High-temperature microwave-absorbing materials are crucial for achieving radar stealth in high-speed equipment. In response to this necessity, we investigated xLa0.9Sr0.1MnO3/(1-x)Ba3.75La9.5Ti18O54 composite ceramics under variable temperatures, where x ranges from 20 to 50 wt%. X-ray diffraction analysis indicates the coexistence of La0.9Sr0.1MnO3 and Ba3.75La9.5Ti18O54 when x ranges from 20 to 30 wt%, transforming into a perovskite-structured solid solution with a higher proportion of La0.9Sr0.1MnO3. Variable-temperature direct current conductivity reveals a controllable transition from dielectric behavior to semiconductor behavior, resulting in the dielectric properties of composite ceramics shifting from low-loss to high-loss characteristics.

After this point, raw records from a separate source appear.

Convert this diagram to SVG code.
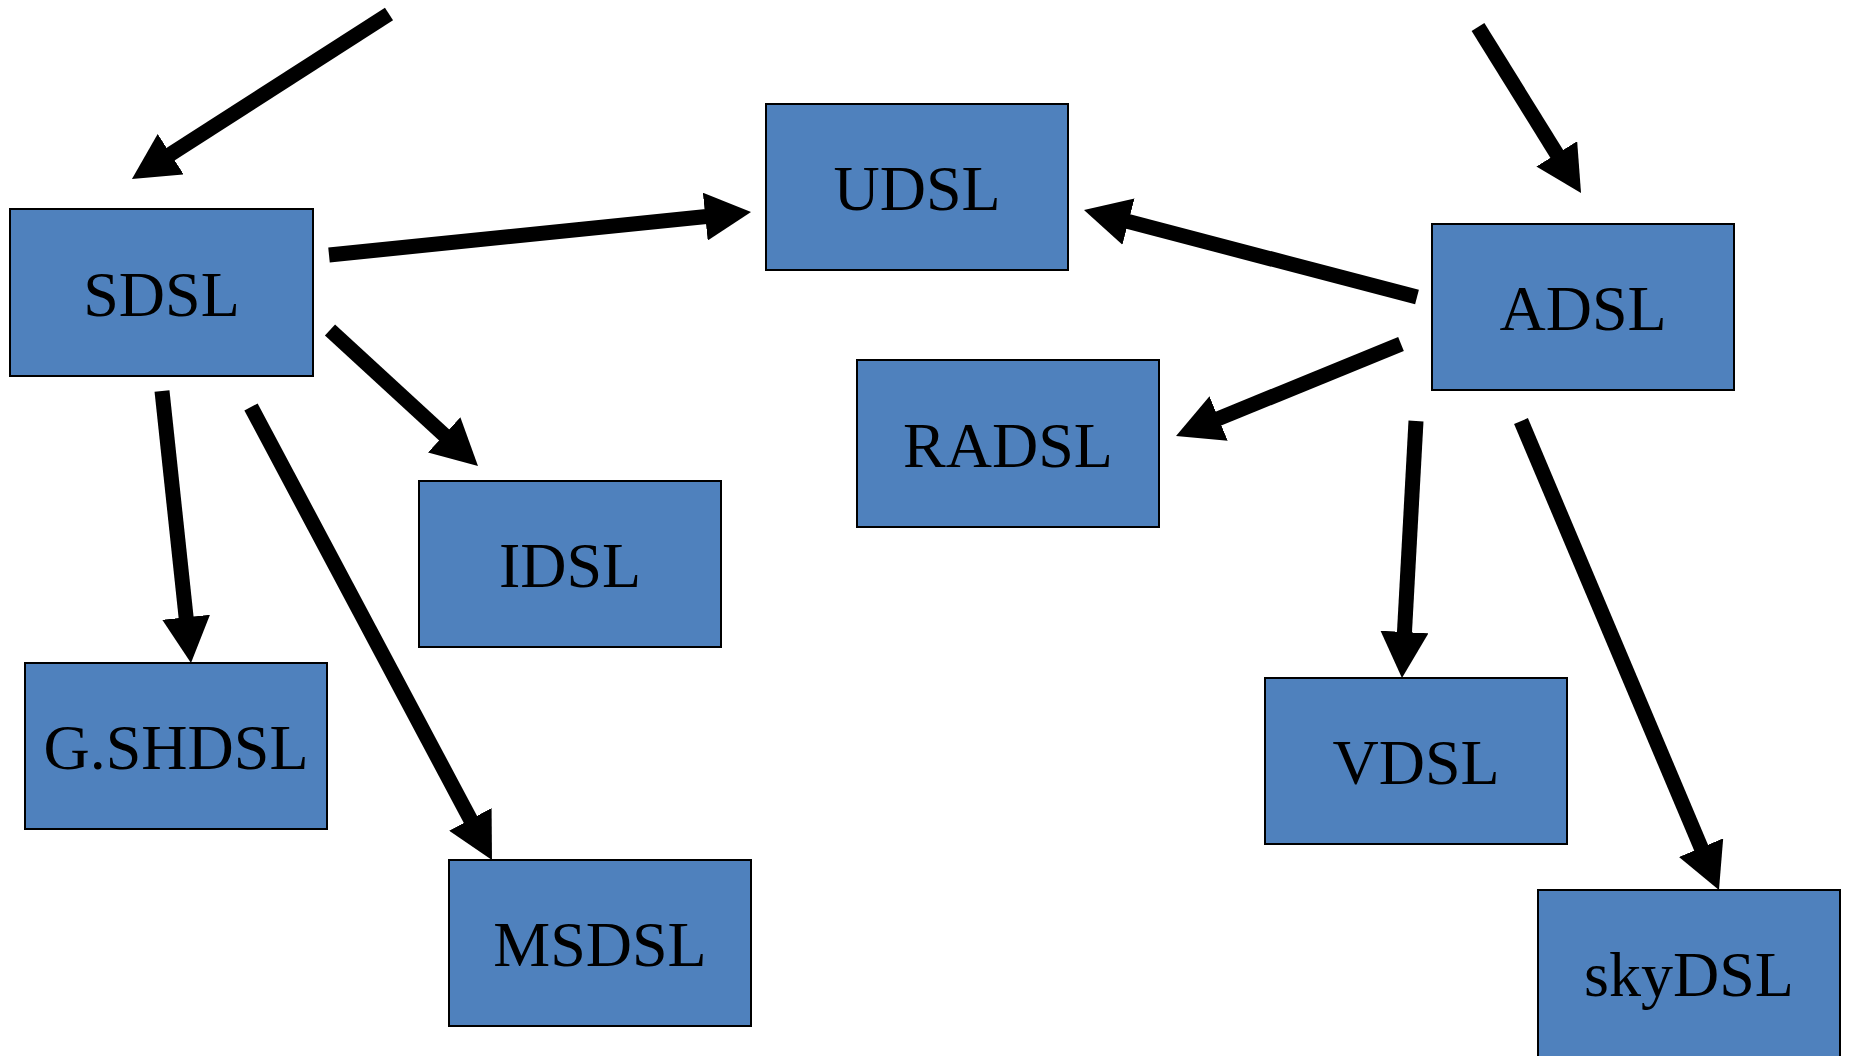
<svg xmlns="http://www.w3.org/2000/svg" width="1849" height="1056" viewBox="0 0 1849 1056">
<style>
.box{fill:#4F81BD;stroke:#000;stroke-width:2}
.lbl{font-family:"Liberation Serif","Times New Roman",serif;font-size:64px;fill:#000;text-anchor:middle}
.arr{stroke:#000;stroke-width:15;fill:none;marker-end:url(#ah)}
</style>
<defs>
<marker id="ah" markerUnits="userSpaceOnUse" viewBox="0 0 46 48" refX="16" refY="24" markerWidth="46" markerHeight="48" orient="auto">
<path d="M0,0 L46,24 L0,48 Z" fill="#000"/>
</marker>
</defs>
<rect width="1849" height="1056" fill="#fff"/>
<g id="connectors">
<line class="arr" x1="389" y1="14" x2="157.2" y2="162.8"/>
<line class="arr" x1="329" y1="255" x2="721.2" y2="215"/>
<line class="arr" x1="330" y1="330" x2="455.9" y2="445.7"/>
<line class="arr" x1="162" y1="391" x2="187.8" y2="633.2"/>
<line class="arr" x1="251" y1="407" x2="477.9" y2="833.5"/>
<line class="arr" x1="1478" y1="27" x2="1565.2" y2="167.5"/>
<line class="arr" x1="1417" y1="297" x2="1113" y2="217.6"/>
<line class="arr" x1="1401" y1="344" x2="1203.8" y2="424.6"/>
<line class="arr" x1="1416" y1="421" x2="1403.6" y2="648"/>
<line class="arr" x1="1521" y1="421" x2="1707.3" y2="862.4"/>
</g>
<g id="SDSL"><rect class="box" x="10" y="209" width="303" height="167"/><text class="lbl" x="161.5" y="316">SDSL</text></g>
<g id="UDSL"><rect class="box" x="766" y="104" width="302" height="166"/><text class="lbl" x="917" y="210">UDSL</text></g>
<g id="ADSL"><rect class="box" x="1432" y="224" width="302" height="166"/><text class="lbl" x="1583" y="330">ADSL</text></g>
<g id="RADSL"><rect class="box" x="857" y="360" width="302" height="167"/><text class="lbl" x="1008" y="467">RADSL</text></g>
<g id="IDSL"><rect class="box" x="419" y="481" width="302" height="166"/><text class="lbl" x="570" y="587">IDSL</text></g>
<g id="G.SHDSL"><rect class="box" x="25" y="663" width="302" height="166"/><text class="lbl" x="176" y="769">G.SHDSL</text></g>
<g id="MSDSL"><rect class="box" x="449" y="860" width="302" height="166"/><text class="lbl" x="600" y="966">MSDSL</text></g>
<g id="VDSL"><rect class="box" x="1265" y="678" width="302" height="166"/><text class="lbl" x="1416" y="784">VDSL</text></g>
<g id="skyDSL"><rect class="box" x="1538" y="890" width="302" height="170"/><text class="lbl" x="1689" y="996">skyDSL</text></g>
</svg>
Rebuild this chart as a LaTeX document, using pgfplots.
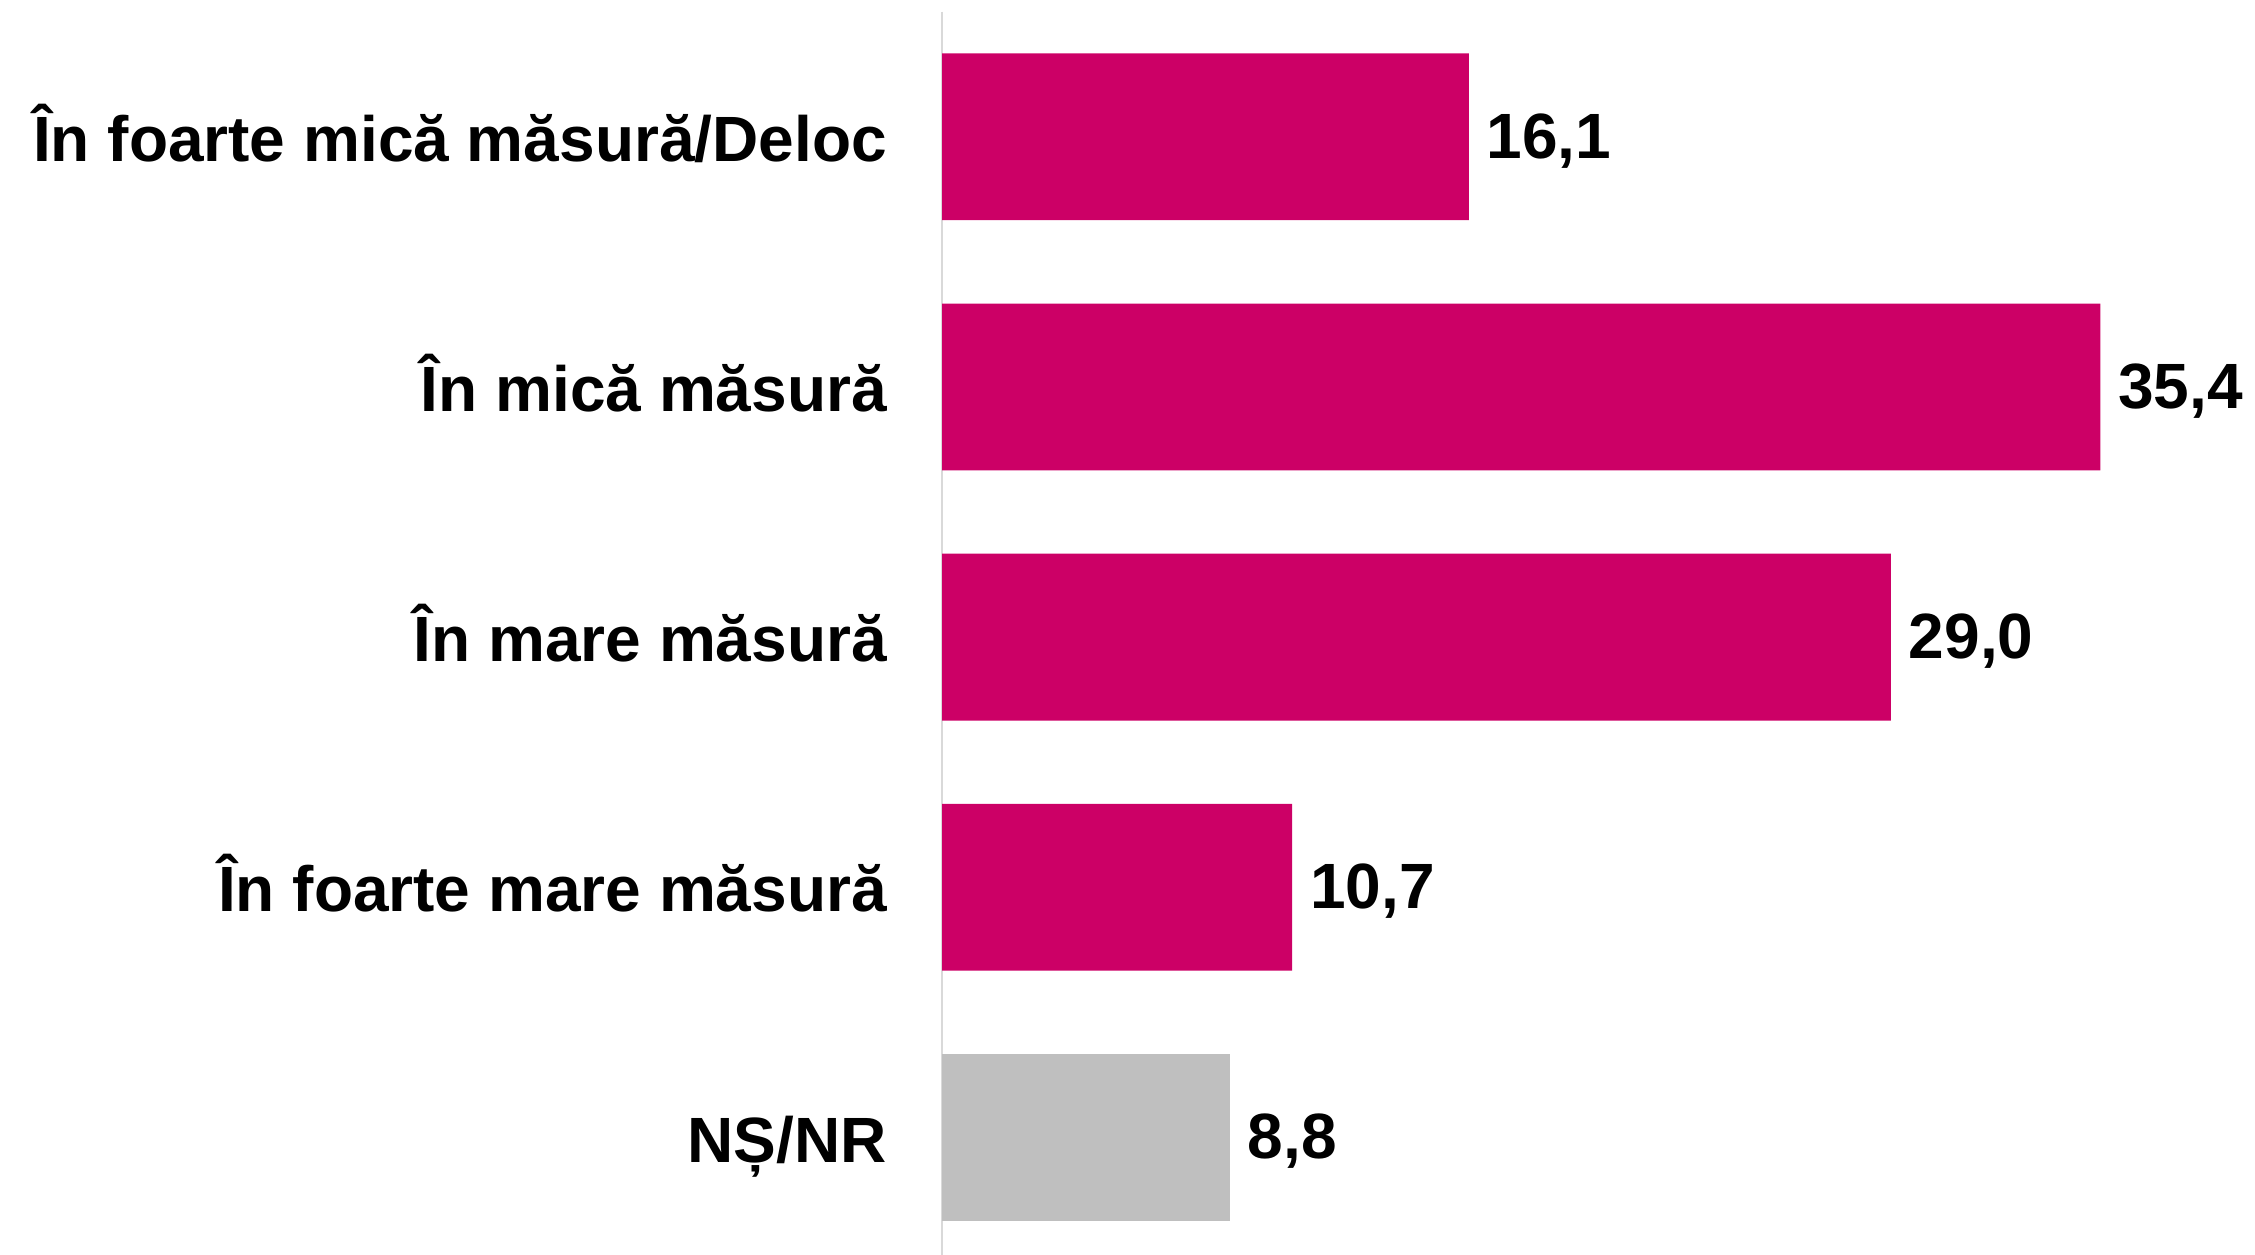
\documentclass[border=0pt]{standalone}
\usepackage{pgfplots}
\pgfplotsset{compat=1.18}
\usepackage{fontspec}
\setmainfont{Liberation Sans}
\definecolor{barmag}{HTML}{CC0066}
\definecolor{bargray}{HTML}{BFBFBF}
\definecolor{axgray}{HTML}{D9D9D9}
\begin{document}
\begin{tikzpicture}
\begin{axis}[
  at={(235.5pt,-2.15pt)}, anchor=south west,
  scale only axis, width=327.2pt, height=312.75pt,
  xmin=0, xmax=40, ymin=-0.5, ymax=4.5, y dir=reverse,
  xbar, bar shift=0pt, bar width=41.7pt,
  hide x axis,
  axis y line*=left,
  y axis line style={draw=axgray, line width=0.5pt},
  ytick={0,1,2,3,4},
  yticklabels={În foarte mică măsură/Deloc, În mică măsură, În mare măsură, În foarte mare măsură, NȘ/NR},
  major tick length=0pt,
  yticklabel shift=13.6pt,
  y tick label style={font=\fontsize{16}{19}\selectfont\bfseries, inner sep=0pt, anchor=east, text height=14.9pt, text depth=0pt, yshift=1.3pt},
  clip=false,
  nodes near coords={\pgfmathprintnumber[fixed,fixed zerofill,precision=1,use comma,assume math mode=true]{\pgfplotspointmeta}},
  nodes near coords style={font=\fontsize{16}{19}\selectfont\bfseries, anchor=west, inner sep=0pt, xshift=4.3pt, yshift=-1pt, text=black},
]
\addplot[fill=barmag, draw=none] coordinates {(16.1,0) (35.4,1) (29.0,2) (10.7,3)};
\addplot[fill=bargray, draw=none] coordinates {(8.8,4)};
\end{axis}
\pgfresetboundingbox
\path (0,0) rectangle (563.75pt,313.5pt);
\end{tikzpicture}
\end{document}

For x values ranging from 20 wt% to 40 wt%, there consistently exists a corresponding temperature and frequency range ensuring specific absorption performance. Notably, the composite ceramic with x=30 wt% and a thickness of 1.1 mm demonstrates an effective absorption bandwidth (RL<-10 dB) of 1.75 GHz within the temperature range of 400–600℃. These findings suggest that composite ceramics comprising La0.9Sr0.1MnO3 and Ba3.75La9.5Ti18O54 hold promise as high-temperature microwave-absorbing materials.